The federal lawsuit, filed last year in D.C. District Court by the Washington Lawyers’ Committee for Civil Rights, detailed the case of Minerva Nolasco, a Latin American woman who said she was denied a Spanish-speaking interpreter during several DHS visits after her health insurance was mistakenly canceled.
Nolasco, who was experiencing pain in her abdomen, eventually learned of the cancellation in a letter written half in English and half in Spanish, the lawsuit said.
It also included the allegations of Maria Amaya Torres, a woman with two children who said her food stamps were mistakenly cut from $220 per month to $87 per month after she could not secure a DHS interpreter.

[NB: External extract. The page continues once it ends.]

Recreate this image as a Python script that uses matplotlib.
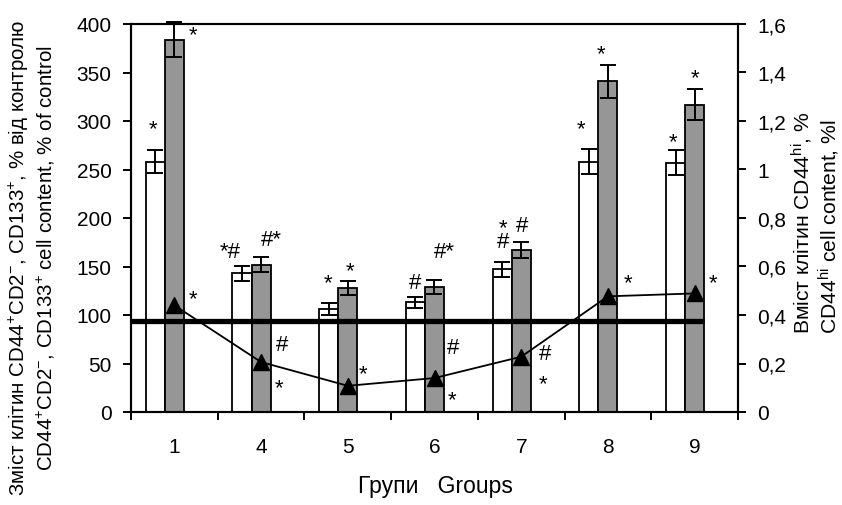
import numpy as np
import matplotlib
matplotlib.use("Agg")
import matplotlib.pyplot as plt
from matplotlib.ticker import FixedLocator, FuncFormatter

plt.rcParams['font.family'] = ['Liberation Sans', 'DejaVu Sans']
plt.rcParams['mathtext.fontset'] = 'custom'
plt.rcParams['mathtext.rm'] = 'Liberation Sans'
plt.rcParams['mathtext.it'] = 'Liberation Sans:italic'
plt.rcParams['mathtext.bf'] = 'Liberation Sans:bold'

# дані
groups = ['1', '4', '5', '6', '7', '8', '9']
white_vals = [258, 143, 106, 113, 147, 258, 257]
white_err = [12, 8, 6, 6, 8, 13, 13]
gray_vals = [384, 152, 128, 129, 167, 341, 317]
gray_err = [18, 8, 7, 7, 8, 17, 16]
cd44hi = [0.44, 0.206, 0.108, 0.14, 0.228, 0.477, 0.489]
control_level = 94

# позначки достовірності (x, y в одиницях лівої осі, текст)
marks = [
    (-0.25, 292, "*"), (0.21, 389, "*"), (0.215, 117, "*"),
    (0.64, 165, "*#"), (1.115, 178, "#*"), (1.24, 70, "#"), (1.21, 25, "*"),
    (1.77, 133, "*"), (2.03, 146, "*"), (2.17, 40, "*"),
    (2.78, 134, "#"), (3.11, 165, "#*"), (3.21, 66, "#"), (3.20, 13, "*"),
    (3.79, 183, "*\n#"), (4.01, 192, "#"), (4.28, 60, "#"), (4.25, 29, "*"),
    (4.69, 292, "*"), (4.92, 369, "*"), (5.23, 133, "*"),
    (5.75, 279, "*"), (6.0, 345, "*"), (6.21, 133, "*"),
]

fig = plt.figure(figsize=(8.42, 5.06), dpi=100)
ax = fig.add_axes([131 / 842, 1 - 413 / 506, (738 - 131) / 842, (413 - 25) / 506])

x = np.arange(len(groups))
w = 0.22
ekw = dict(elinewidth=1.4, capthick=1.4, ecolor='black', clip_on=False)
ax.bar(x - w, white_vals, w, color='white', edgecolor='black', linewidth=1.3,
       yerr=white_err, capsize=6, error_kw=ekw, zorder=2)
ax.bar(x, gray_vals, w, color='#969696', edgecolor='black', linewidth=1.3,
       yerr=gray_err, capsize=6, error_kw=ekw, zorder=2)
ax.hlines(control_level, -0.5, x[-1] + w / 2, color='black', linewidth=3.8, zorder=3)

for mx, my, t in marks:
    ax.text(mx, my, t, ha='center', va='center', fontsize=16, linespacing=0.6, zorder=5)

ax.set_xlim(-0.5, len(groups) - 0.5)
ax.set_ylim(0, 400)
ax.set_yticks(np.arange(0, 401, 50))
ax.xaxis.set_major_locator(FixedLocator(np.arange(-0.5, len(groups), 1)))
ax.xaxis.set_major_formatter(FuncFormatter(lambda v, p: ''))
ax.xaxis.set_minor_locator(FixedLocator(x))
ax.set_xticklabels(groups, minor=True)
ax.tick_params(axis='x', which='major', direction='out', length=6, width=1.4)
ax.tick_params(axis='x', which='minor', length=0, pad=18, labelsize=15)
ax.tick_params(axis='y', direction='out', length=6, width=1.4, pad=8, labelsize=15)
for s in ax.spines.values():
    s.set_linewidth(1.5)

ax2 = ax.twinx()
ax2.plot(x, cd44hi, '-^', color='black', markersize=12, linewidth=1.3, zorder=6)
ax2.set_ylim(0, 1.6)
ax2.set_yticks(np.arange(0, 1.61, 0.2))
ax2.yaxis.set_major_formatter(FuncFormatter(lambda v, p: f"{v:g}".replace('.', ',')))
ax2.tick_params(axis='y', direction='out', length=6, width=1.4, pad=8, labelsize=15)
for s in ax2.spines.values():
    s.set_linewidth(1.5)

fig.text(0.038, 0.49,
         "Зміст клітин CD44$^{+}$CD2$^{-}$, CD133$^{+}$, % від контролю\n"
         "CD44$^{+}$CD2$^{-}$, CD133$^{+}$ cell content, % of control",
         rotation=90, ha='center', va='center', multialignment='center',
         fontsize=14.8, linespacing=1.22)
fig.text(816 / 842, 0.559,
         "Вміст клітин CD44$^{\\rm hi}$, %\nCD44$^{\\rm hi}$ cell content, %l",
         rotation=90, ha='center', va='center', multialignment='left',
         fontsize=15.2, linespacing=1.05)
fig.text(435 / 842, 1 - 487 / 506, "Групи   Groups", ha='center', va='center', fontsize=16.5)

fig.savefig("out.png", dpi=100)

Such behavior ran afoul of a 2004 D.C. law that mandated access to interpreters, the women claimed.
In the settlement, the city agreed to create an ombudsman for DHS service centers that is “an experienced, multilingual DHS employee who will be available to personally assist DHS customers with language access,” according to a statement from the D.C. attorney general.
The city will also create a “language access customer advisory group” with community representatives, the settlement said, to monitor progress.
“This settlement is good news for our city, because it enhances the Department of Human Services’ ability to serve all District residents regardless of their primary language,” Attorney General Karl A. Racine said in a statement. “Our office worked closely with DHS Director Laura Green Zeilinger and senior members of her staff, and with attorneys representing the plaintiffs, to achieve a prompt and productive settlement of this litigation.”
Steve Hollman, an attorney for the women, praised the agreement.
“The District is an international city with many different dialects represented among residents, and we have the technology available to meet the demand,” he said. “We should be able to provide appropriate language assistance. At the end of the day, that’s what the case was about.”